Over the last 5 months, I have been subjected to many hours of play including lego, frisbee, paddleboarding, skateboarding and hide and seek for hours on end with our three very energetic young boys. Most of the time I have loved this although it took a while to really get into and reap the benefits my slightly distracted mindset says ‘you should really be doing something productive.’ The realization of these moments has been crucial in developing a better relationship between work and life while highlighting the importance of play in adulthood.

Play is well known to be a vital component in children’s abilities and opportunities to learn at their best. Chinese and Japanese students, who are among the best achievers in the world, attend schools that provide short breaks every 50 minutes. These breaks are opportunities to play freely without any particular goal or outcome where the primary objective is fun. There is also plenty of evidence that the playful environment is being implemented in the adult business world too.

Google offices are famous for their creative playful designs in order to inspire innovation and wellbeing in the workplace with most new offices being built in similar ways. Gone are the days of the dreary, grey workspace with all desks and chairs in a line. It’s easy to see why adults often lose the playful attitude to work and life as they get older due to conventions, habits, and sometimes just plain laziness. This is bad for mental health and performance.

Having coached age ranges from 3 to 70+ over the years it has been fascinating to see how different age groups require such varying types of delivery.

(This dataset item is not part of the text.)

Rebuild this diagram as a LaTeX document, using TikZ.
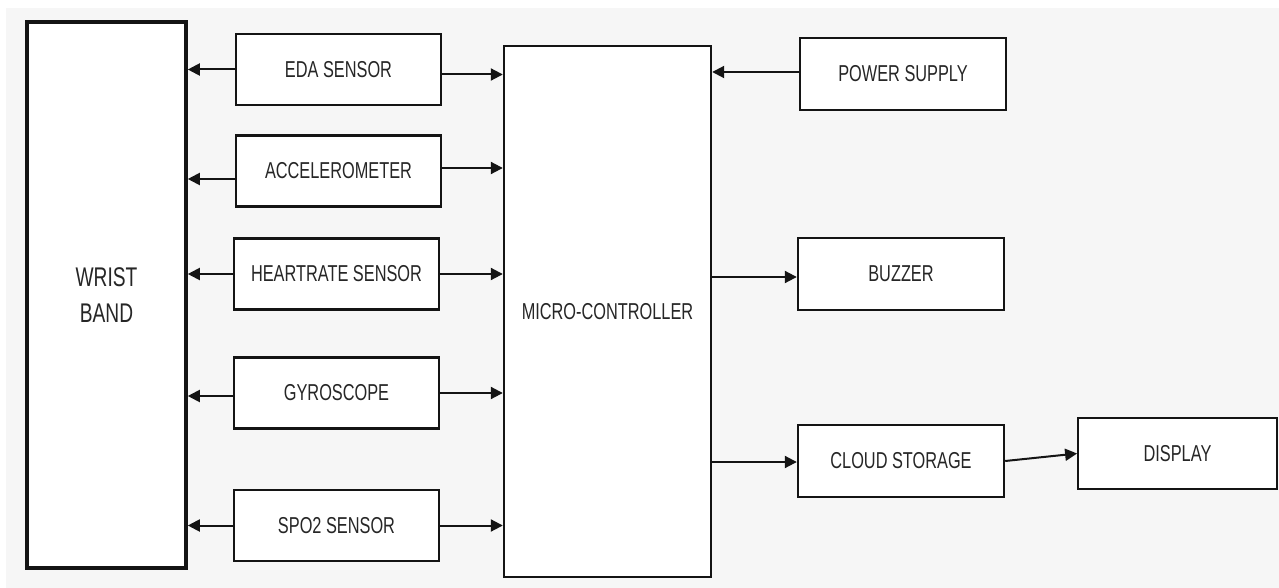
\documentclass[tikz,border=0pt]{standalone}
\usepackage{fontspec}
\setmainfont{Liberation Sans}[FakeStretch=0.71]
\usetikzlibrary{positioning, arrows.meta}
\definecolor{fondo}{HTML}{F6F6F6}
\definecolor{borde}{HTML}{141414}
\definecolor{letra}{HTML}{262626}

\tikzset{
  bloque/.style={draw=borde, fill=white, line width=2.4pt, align=center,
                 text=letra, font=\fontsize{23}{27}\selectfont, inner sep=0pt},
  sensor/.style={bloque, minimum width=205, minimum height=71},
  flecha/.style={draw=borde, line width=2pt, -{Triangle[length=12pt,width=12pt]}}
}

\begin{document}
\begin{tikzpicture}[x=1pt, y=-1pt]
  \useasboundingbox (0,0) rectangle (1279,588);
  \fill[white] (0,0) rectangle (1279,588);
  \fill[fondo] (6,8) rectangle (1279,588);

  % bloques
  \node[bloque, line width=3.6pt, minimum width=159, minimum height=546,
        font=\fontsize{27}{36}\selectfont] (pulsera) at (106.5,295) {WRIST\\BAND};
  \node[sensor] (eda)   at (338.5,69.5) {EDA SENSOR};
  \node[sensor] (acel)  at (338.5,171)  {ACCELEROMETER};
  \node[sensor] (pulso) at (336.5,274)  {HEARTRATE SENSOR};
  \node[sensor] (giro)  at (336.5,393)  {GYROSCOPE};
  \node[sensor] (spo)   at (336.5,525.5) {SPO2 SENSOR};
  \node[bloque, minimum width=207, minimum height=531] (micro) at (607.5,311.5) {MICRO-CONTROLLER};
  \node[sensor, minimum width=206, minimum height=72] (fuente) at (903,74)  {POWER SUPPLY};
  \node[sensor, minimum width=206, minimum height=72] (zumb)   at (901,274) {BUZZER};
  \node[sensor, minimum width=206, minimum height=72] (nube)   at (901,461) {CLOUD STORAGE};
  \node[sensor, line width=1.8pt, minimum width=199, minimum height=71] (pantalla) at (1177.5,453.5) {DISPLAY};

  % sensores a la pulsera y al micro
  \draw[flecha] (eda.west) -- (eda.west -| pulsera.east);
  \draw[flecha] ([yshift=-5]eda.east) -- ([yshift=-5]eda.east -| micro.west);
  \draw[flecha] ([yshift=-8]acel.west) -- ([yshift=-8]acel.west -| pulsera.east);
  \draw[flecha] ([yshift=3]acel.east) -- ([yshift=3]acel.east -| micro.west);
  \draw[flecha] (pulso.west) -- (pulso.west -| pulsera.east);
  \draw[flecha] (pulso.east) -- (pulso.east -| micro.west);
  \draw[flecha] ([yshift=-3]giro.west) -- ([yshift=-3]giro.west -| pulsera.east);
  \draw[flecha] (giro.east) -- (giro.east -| micro.west);
  \draw[flecha] (spo.west) -- (spo.west -| pulsera.east);
  \draw[flecha] (spo.east) -- (spo.east -| micro.west);

  % salidas del micro
  \draw[flecha] ([yshift=2]fuente.west) -- ([yshift=2]fuente.west -| micro.east);
  \draw[flecha] ([yshift=-3]micro.east |- zumb.west) -- ([yshift=-3]zumb.west);
  \draw[flecha] ([yshift=-1]micro.east |- nube.west) -- ([yshift=-1]nube.west);
  \draw[flecha] (nube.east) -- (pantalla.west);
\end{tikzpicture}
\end{document}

One of the most impactful and difficult areas to teach adults is how to let go, whereas young children don’t even understand what not letting go is! In order to reach full potential, we need a level of physical and mental freedom to unlock high performance, and minds and bodies which are stuck in a state of methodical and repetitive control are doomed to underachieving. The creative brain is vastly faster than the cumbersome thinking brain. Think of those moments when your keys slip off the table and your hand shoots out and catches them before you have time to think. This is an intuitive response from a non-thinking state.

Play breaks us out of our regular thought patterns and lets the imagination run free to go wherever it wants. Children thrive in this place and adults need much more of it. It is incredible to see the impact of just changing the attitude in a session on the court from too serious and over-focused to light, playful and self-aware. Sometimes just a smile can unlock all of this. This is not to say that we just mess about with no goal or purpose or that hard work is not an essential part of success, but more that just discipline and effort is not enough without inquiry, creativity, variation and fun to unlock the true potential of the individual.

Try breaking up sessions with random tasks that have no purpose other than fun. Then return to the focus of the session and notice the shift in mindset and performance. Research shows that between 5 and 10 minutes is most effective for this kind of break and helps increase learning capacity and productivity.

After all, we all deserve some lightness during such a challenging time!